The World Anti-Doping Agency (WADA) has suspended the accreditation of a Moscow laboratory used for doping tests.
I have no clue what had happened over the past six months, but there are problems with the laboratory once more [...] There are no facts.
Head of the Russian Anti-Doping Agency, Nikita Kamaev, said the lab has now stopped operating following allegations of “systematic doping and corruption.”
Russia has dismissed the accusations, with a Kremlin spokesman labelling them “groundless.”
“Until some evidence is presented… it is difficult to accept these accusations, they are quite groundless,” said Dmitry Peskov.
A report from the World Anti-Doping Agency (WADA) claims to have evidence of large-scale, state-sponsored use of banned performance-enhancing substances.
Kamaev questioned the reliability of the sources used in the WADA-commissioned report because they included sports people who had failed doping tests.
He added that Russia was on the road to cleaning up sport.
Calls to suspend Russian athletes
WADA’s independent commission suggested the Russian athletics federation (ARAF) should be suspended from all competitions.
Australia is among those echoing the call for temporary bans from upcoming events, including next year’s Olympic Games in Rio.
The Russian Sports Ministry, meanwhile, says it is ready to cooperate more closely with WADA to eradicate “any” irregularities on the part of the Russian anti-doping watchdog and accredited laboratory.
Casting a shadow over Russian sport
Sports Minister Vitaly Mutko agreed with the Kremlin, saying some of the problems listed in the report are unfounded and are casting a shadow over Russian sports as a whole.
“If we find cause to act, based on the Commission’s conclusions, or to make some decisions on behalf of the state or the anti-doping services, we will.
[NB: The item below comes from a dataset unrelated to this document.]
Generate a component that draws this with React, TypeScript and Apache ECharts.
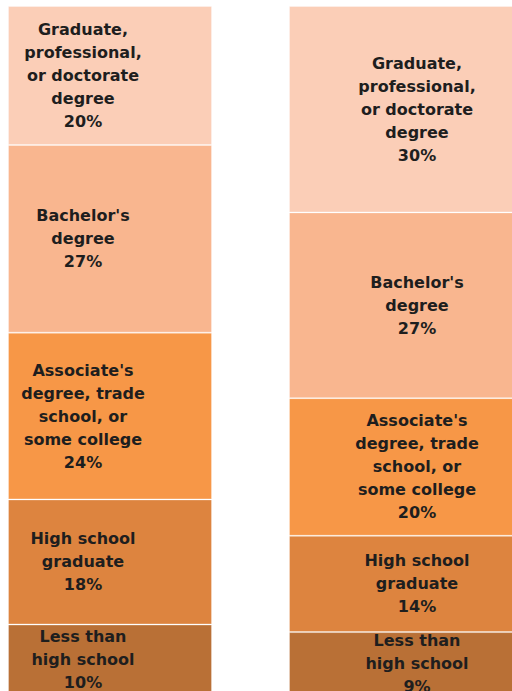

But we can’t allow ourselves to cast a shadow over the other sportsmen who are training hard and win the medals honestly, we can’t accept this. And here we see an attempt to cast the shadow over Russian sport as a whole.”
He said half of the issues relating to the Moscow anti-doping laboratory can be rectified.
“Within the course of six months, about 30 WADA experts were studying the work of the laboratory, disintegrating it up to a single molecule,” said Mutko.“Eventually they ruled that its (the laboratory’s) work complies with WADA requirements.
“Afterwards, we hosted outstanding Olympic Games (2014),” the minister added. “We received not just Grade A, but Grade A++ for the work of the laboratory. Then we held the World Aquatics Championships in Kazan (July 24-August 9, 2015) and once again received the highest possible grade.”
“I have no clue what had happened over the past six months, but there are problems with the laboratory once more. Half of these problems can be rectified, if necessary, the other half has no proof except some allegations. There are no facts.”